Supernada desenha e brinca com um território distópico. Aponta para um futuro alucinante, repleto de trincheiras multicores e paraquedas radiantes. O supernada super-herói veste capas mágicas, que alçam voo, mas que também nos teletransportam. Nesse outro lugar possível para onde vamos, as grandes ondas que inundam o espaço, ao encontrarem barreiras, dissipam-se eletromagneticamente, espalhando e propagando forças na imaginação.
Tudo isso só é possível porque, como já mencionado, nesse outro lugar as coisas não são dadas, mas o tempo todo construídas, descontruídas e reconstruídas. Não se trata da formulação de imagens que representam isso ou aquilo, ou que “querem dizer” uma coisa ou outra. Já na primeira cena, por exemplo, fica realçado que o que está em jogo é a força da ação, quando são saturados os diferentes ritmos de tudo o que compõe uma situação: os ritmos do som, do movimento, do espaço e das cores formulam formas e estados de presença – um traço dramatúrgico que, aliás, também está presente em Força Estranha, outro trabalho de Futura.

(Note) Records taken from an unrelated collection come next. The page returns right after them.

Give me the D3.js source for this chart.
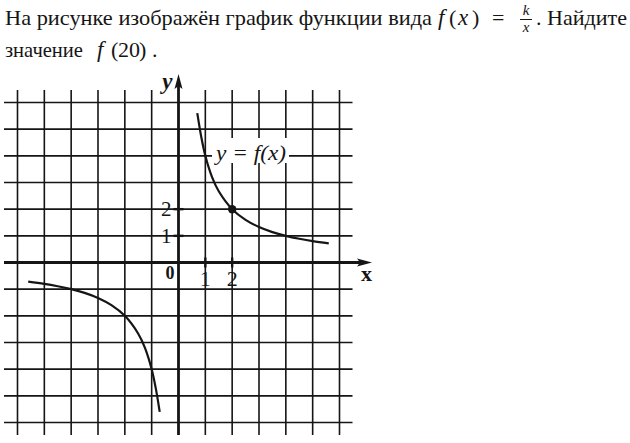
<!DOCTYPE html>
<html><head><meta charset="utf-8">
<script src="https://cdn.jsdelivr.net/npm/d3@7"></script>
<style>
html,body{margin:0;padding:0;background:#fff;}
svg{display:block;}
</style></head>
<body>
<svg id="c" width="630" height="443"></svg>
<script>
// ---- data ----
const gridTicksX = [-6,-5,-4,-3,-2,-1,1,2,3,4,5,6];
const gridTicksY = [-6,-5,-4,-3,-2,-1,1,2,3,4,5,6];
const axisTickValues = [1, 2];
const axisTickLabels = ["1", "2"];
const rightBranchX = [0.7, 0.85, 1, 1.25, 1.5, 2, 2.5, 3, 3.5, 4, 4.5, 5, 5.6];
const rightBranchY = [5.6, 4.7, 4, 3.2, 2.67, 2, 1.6, 1.33, 1.14, 1, 0.89, 0.8, 0.72];
const leftBranchX = [-5.6, -5, -4.5, -4, -3.5, -3, -2.5, -2, -1.5, -1.25, -1, -0.85, -0.7];
const leftBranchY = [-0.72, -0.8, -0.89, -1, -1.14, -1.33, -1.6, -2, -2.67, -3.2, -4, -4.7, -5.6];
const markedPointX = [2];
const markedPointY = [2];
const curveLabel = "y = f(x)";

const svg = d3.select("#c");
const ink = "#151515";

// ---- question text ----
const serif = "'Liberation Serif', 'Times New Roman', serif";
const fs = 22;
function txt(x, y, s, opts={}) {
  const t = svg.append("text").attr("x", x).attr("y", y)
    .attr("font-family", serif).attr("font-size", opts.size||fs)
    .attr("font-style", opts.italic?"italic":"normal")
    .attr("font-weight", opts.bold?"bold":"normal")
    .attr("text-anchor", opts.anchor||"start")
    .attr("fill", ink).text(s);
  if (opts.len) t.attr("textLength", opts.len).attr("lengthAdjust", "spacingAndGlyphs");
  return t;
}
const l1 = 25, l2 = 57;
txt(5, l1, "На рисунке изображён график функции вида", {len: 427});
txt(438, l1, "f", {italic:true, size:23});
txt(449, l1, "(");
txt(458, l1, "x", {italic:true, size:23});
txt(472, l1, ")");
txt(492, l1, "=");
txt(526, 15, "k", {italic:true, size:15, anchor:"middle"});
svg.append("line").attr("x1",520).attr("x2",532).attr("y1",19.5).attr("y2",19.5).attr("stroke",ink).attr("stroke-width",1);
txt(526, 32, "x", {italic:true, size:15, anchor:"middle"});
txt(536, l1, ".");
txt(547, l1, "Найдите", {len: 80});

txt(5, l2, "значение", {len: 78});
txt(97, l2, "f", {italic:true, size:23});
txt(111, l2, "(");
txt(118, l2, "20");
txt(139, l2, ")");
txt(152, l2, ".");

// ---- scales ----
const x = d3.scaleLinear().domain([-6, 6]).range([17.5, 339.5]);
const y = d3.scaleLinear().domain([-6, 6]).range([422.5, 102.5]);
const gx0 = x.invert(4), gx1 = x.invert(352.5);
const gy0 = y.invert(435), gy1 = y.invert(90);

// ---- grid ----
const grid = svg.append("g").attr("stroke", ink).attr("stroke-width", 1.6);
grid.selectAll("line.v").data(gridTicksX).join("line")
  .attr("x1", d => x(d)).attr("x2", d => x(d))
  .attr("y1", y(gy0)).attr("y2", y(gy1));
grid.selectAll("line.h").data(gridTicksY).join("line")
  .attr("y1", d => y(d)).attr("y2", d => y(d))
  .attr("x1", x(gx0)).attr("x2", x(gx1));

// ---- axes ----
const axW = 2.8;
svg.append("line").attr("x1", x(gx0)).attr("x2", 362).attr("y1", y(0)).attr("y2", y(0))
  .attr("stroke", ink).attr("stroke-width", axW);
svg.append("path").attr("d", `M${372},${y(0)} L${357},${y(0)-4} L${360},${y(0)} L${357},${y(0)+4} Z`).attr("fill", ink);
svg.append("line").attr("x1", x(0)).attr("x2", x(0)).attr("y1", y(gy0)).attr("y2", 84)
  .attr("stroke", ink).attr("stroke-width", axW);
svg.append("path").attr("d", `M${x(0)},74 L${x(0)-4},89 L${x(0)},86 L${x(0)+4},89 Z`).attr("fill", ink);

// ticks
svg.selectAll("line.tx").data(axisTickValues).join("line")
  .attr("x1", d => x(d)).attr("x2", d => x(d)).attr("y1", y(0)-5).attr("y2", y(0)+5)
  .attr("stroke", ink).attr("stroke-width", 2.4);
svg.selectAll("line.ty").data(axisTickValues).join("line")
  .attr("y1", d => y(d)).attr("y2", d => y(d)).attr("x1", x(0)-5).attr("x2", x(0)+5)
  .attr("stroke", ink).attr("stroke-width", 2.4);

// tick labels
svg.selectAll("text.lx").data(axisTickValues).join("text")
  .attr("x", d => x(d)).attr("y", y(0)+23).attr("text-anchor", "middle")
  .attr("font-family", serif).attr("font-size", 22).attr("fill", ink)
  .text((d,i) => axisTickLabels[i]);
svg.selectAll("text.ly").data(axisTickValues).join("text")
  .attr("x", x(0)-7).attr("y", d => y(d)+7).attr("text-anchor", "end")
  .attr("font-family", serif).attr("font-size", 21).attr("fill", ink)
  .text((d,i) => axisTickLabels[i]);
txt(x(0)-4, y(0)+16, "0", {bold:true, size:18, anchor:"end"});
txt(372, y(0)+18, "x", {bold:true, size:22, anchor:"end"});
txt(x(0)-6, 89, "y", {bold:true, italic:true, size:23, anchor:"end"});

// ---- curves ----
const line = d3.line().x(d => x(d[0])).y(d => y(d[1])).curve(d3.curveCatmullRom.alpha(0.5));
svg.append("path").datum(rightBranchX.map((v,i)=>[v,rightBranchY[i]]))
  .attr("d", line).attr("fill","none").attr("stroke", ink).attr("stroke-width", 2.2);
svg.append("path").datum(leftBranchX.map((v,i)=>[v,leftBranchY[i]]))
  .attr("d", line).attr("fill","none").attr("stroke", ink).attr("stroke-width", 2.2);

svg.selectAll("circle.pt").data(markedPointX).join("circle")
  .attr("cx", d => x(d)).attr("cy", (d,i) => y(markedPointY[i])).attr("r", 4.2).attr("fill", ink);

// ---- curve label with white background ----
svg.append("rect").attr("x", 212).attr("y", 138).attr("width", 77).attr("height", 25).attr("fill", "#fff");
txt(216, 160, curveLabel, {italic:true, size:21, len: 70});
</script>
</body></html>
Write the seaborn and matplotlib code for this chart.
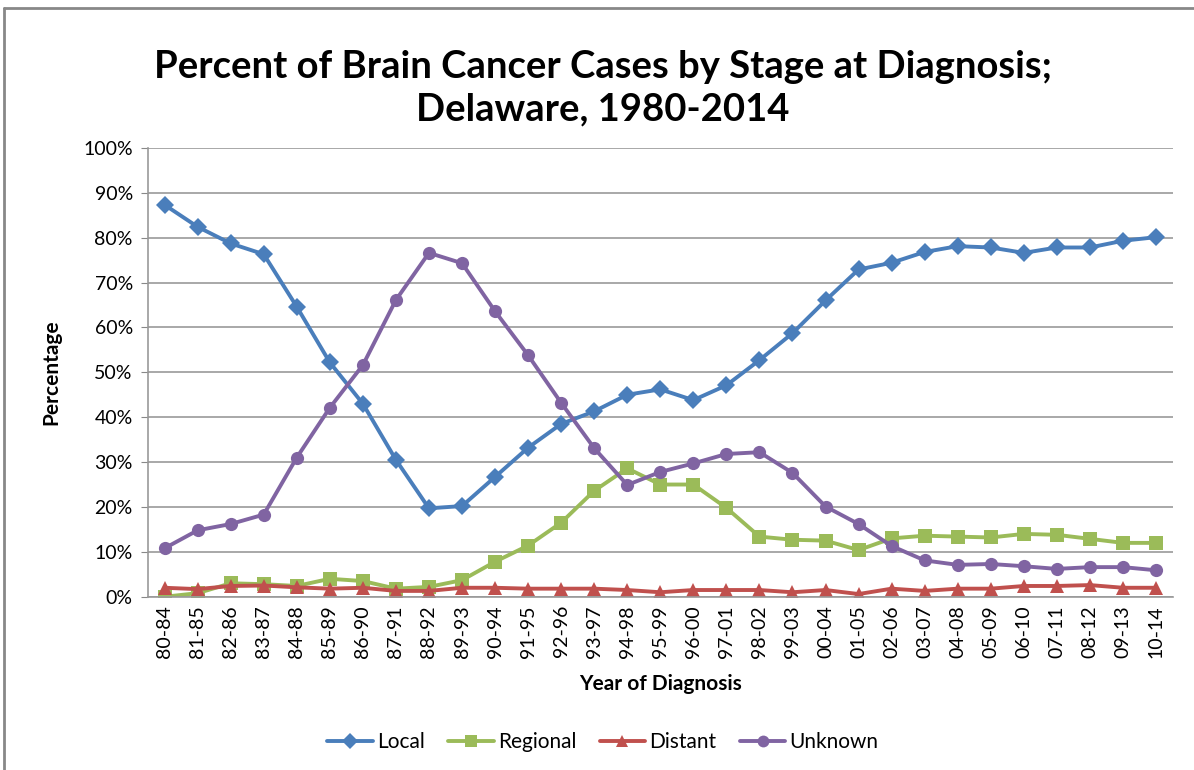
import numpy as np
import pandas as pd
import seaborn as sns
import matplotlib
matplotlib.use('Agg')
import matplotlib.pyplot as plt
from matplotlib.lines import Line2D
from matplotlib.ticker import FuncFormatter

# данные
periods = ['80-84', '81-85', '82-86', '83-87', '84-88', '85-89', '86-90', '87-91', '88-92', '89-93',
           '90-94', '91-95', '92-96', '93-97', '94-98', '95-99', '96-00', '97-01', '98-02', '99-03',
           '00-04', '01-05', '02-06', '03-07', '04-08', '05-09', '06-10', '07-11', '08-12', '09-13', '10-14']

local = [87.3, 82.4, 78.7, 76.3, 64.6, 52.2, 43.0, 30.5, 19.7, 20.2, 26.7, 33.2, 38.5, 41.3, 45.0, 46.2,
         43.8, 47.1, 52.7, 58.7, 66.0, 72.9, 74.4, 76.8, 78.1, 77.8, 76.6, 77.8, 77.8, 79.3, 80.1]
regional = [0.0, 0.8, 3.0, 2.8, 2.4, 4.0, 3.5, 1.8, 2.2, 3.7, 7.8, 11.4, 16.5, 23.6, 28.6, 25.0,
            25.0, 19.8, 13.4, 12.7, 12.5, 10.4, 13.0, 13.6, 13.4, 13.2, 14.0, 13.8, 12.9, 12.0, 12.0]
distant = [2.0, 1.7, 2.4, 2.5, 2.1, 1.8, 2.0, 1.3, 1.3, 2.0, 2.0, 1.8, 1.8, 1.8, 1.5, 1.0,
           1.5, 1.5, 1.5, 1.0, 1.5, 0.6, 1.8, 1.3, 1.8, 1.8, 2.4, 2.4, 2.6, 2.0, 2.0]
unknown = [10.8, 14.8, 16.2, 18.3, 31.0, 42.1, 51.6, 66.1, 76.6, 74.3, 63.6, 53.8, 43.2, 33.1, 24.9, 27.8,
           29.7, 31.8, 32.2, 27.6, 20.1, 16.2, 11.3, 8.1, 7.1, 7.3, 6.8, 6.2, 6.6, 6.6, 5.9]

stages = ['Local', 'Regional', 'Distant', 'Unknown']
colours = {'Local': '#4A7EBB', 'Regional': '#9BBB59', 'Distant': '#C0504D', 'Unknown': '#8064A2'}
markers = {'Local': 'D', 'Regional': 's', 'Distant': '^', 'Unknown': 'o'}

frames = []
for name, vals in zip(stages, [local, regional, distant, unknown]):
    frames.append(pd.DataFrame({'pos': np.arange(len(periods)), 'pct': vals, 'stage': name}))
df = pd.concat(frames, ignore_index=True)

sns.set_style('white')
plt.rcParams['font.family'] = ['Lato', 'DejaVu Sans']
plt.rcParams['text.color'] = 'black'
plt.rcParams['axes.labelcolor'] = 'black'
plt.rcParams['xtick.color'] = 'black'
plt.rcParams['ytick.color'] = 'black'

fig = plt.figure(figsize=(11.94, 7.70), dpi=100)
ax = fig.add_axes([0.124, 0.225, 0.858, 0.583])

sns.lineplot(data=df, x='pos', y='pct', hue='stage', style='stage', palette=colours,
             markers=markers, dashes=False, linewidth=2.8, markersize=9.5, markeredgewidth=0,
             legend=False, ax=ax)

ax.set_xlim(-0.5, len(periods) - 0.5)
ax.set_ylim(0, 100)
ax.set_yticks(np.arange(0, 101, 10))
ax.yaxis.set_major_formatter(FuncFormatter(lambda v, p: f'{int(v)}%'))
ax.set_xticks(np.arange(len(periods)))
ax.set_xticklabels(periods, rotation=90, fontsize=14)
ax.tick_params(axis='y', labelsize=14, length=5, color='#888888', left=True, pad=6)
ax.tick_params(axis='x', length=0, pad=6)
ax.grid(axis='y', color='#999999', linewidth=1.2)
ax.set_axisbelow(True)
for s in ['top', 'right']:
    ax.spines[s].set_visible(False)
for s in ['left', 'bottom']:
    ax.spines[s].set_color('#999999')
    ax.spines[s].set_linewidth(1.2)

ax.set_xlabel('Year of Diagnosis', fontsize=15, fontweight='bold', labelpad=12)
ax.set_ylabel('Percentage', fontsize=15, fontweight='bold', labelpad=16)

fig.text(0.505, 0.885, 'Percent of Brain Cancer Cases by Stage at Diagnosis;\nDelaware, 1980-2014',
         ha='center', va='center', fontsize=27.5, fontweight='bold', linespacing=1.3)

handles = [Line2D([0], [0], color=colours[s], marker=markers[s], linewidth=2.8, markersize=8.5,
                  markeredgewidth=0) for s in stages]
fig.legend(handles, stages, loc='center', bbox_to_anchor=(0.505, 0.036), ncol=4, frameon=False,
           fontsize=15, handlelength=2.2, handletextpad=0.2, columnspacing=1.1)

# рамка вокруг диаграммы
fig.add_artist(Line2D([0.003, 1.0], [0.99, 0.99], color='#888888', linewidth=2, transform=fig.transFigure))
fig.add_artist(Line2D([0.003, 0.003], [0.0, 0.99], color='#888888', linewidth=2, transform=fig.transFigure))

fig.savefig('out.png', dpi=100)
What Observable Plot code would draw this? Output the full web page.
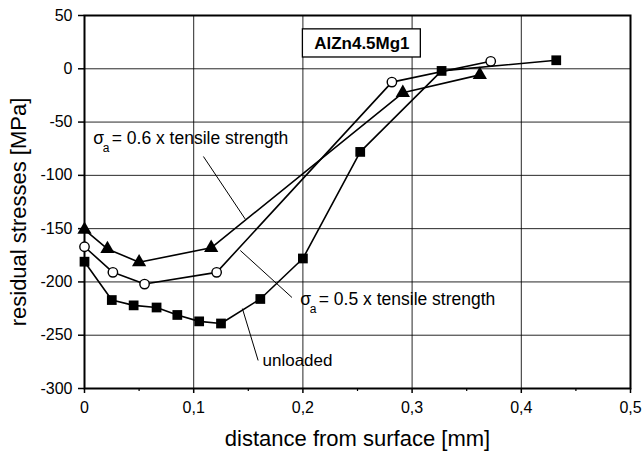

O Supernada brinca com a existência das possibilidades de existência. Incentiva, com isso, uma constante massagem da ação feita pela imaginação. Quem sabe o Supernada não é um herói cujos superpoderes consistem em desestabilizar os significados enclausurados, desarticular o que está amarrado, erodir terras infertilizadas para que nelas semeie-se alguma pulsação.
Diante de colapsos que se repetem e se intensificam, talvez nunca antes tenha sido tão urgente cultivar uma consciência radicalmente coletivizada, capaz de sustentar a continuidade do planeta e de todos os seres que nele coexistem. Para tanto, é indispensável assumirmos uma responsabilidade que não é desassociada de um amor pelo próprio mundo (um amor mundi, como diria Hannah Arendt). Como expressão desse amor, a educação daqueles que aqui estão e daqueles que estão por vir é ponto chave. Supernada, ao se dirigir para as infâncias, também se oferece como dança para o florescimento deste mundo. A preservação das pluralidades dos humanos, dos não-humanos e dos mais-que-humanos pode encontrar, nas ações e em linguagens poéticas, maneiras de manutenção e de transformação para garantir, de fato, aquilo que realmente importa.
Talvez, então, o exercício de agora seja o de procurar e cultivar as valências do mundo de agora e daquele que ainda está por vir.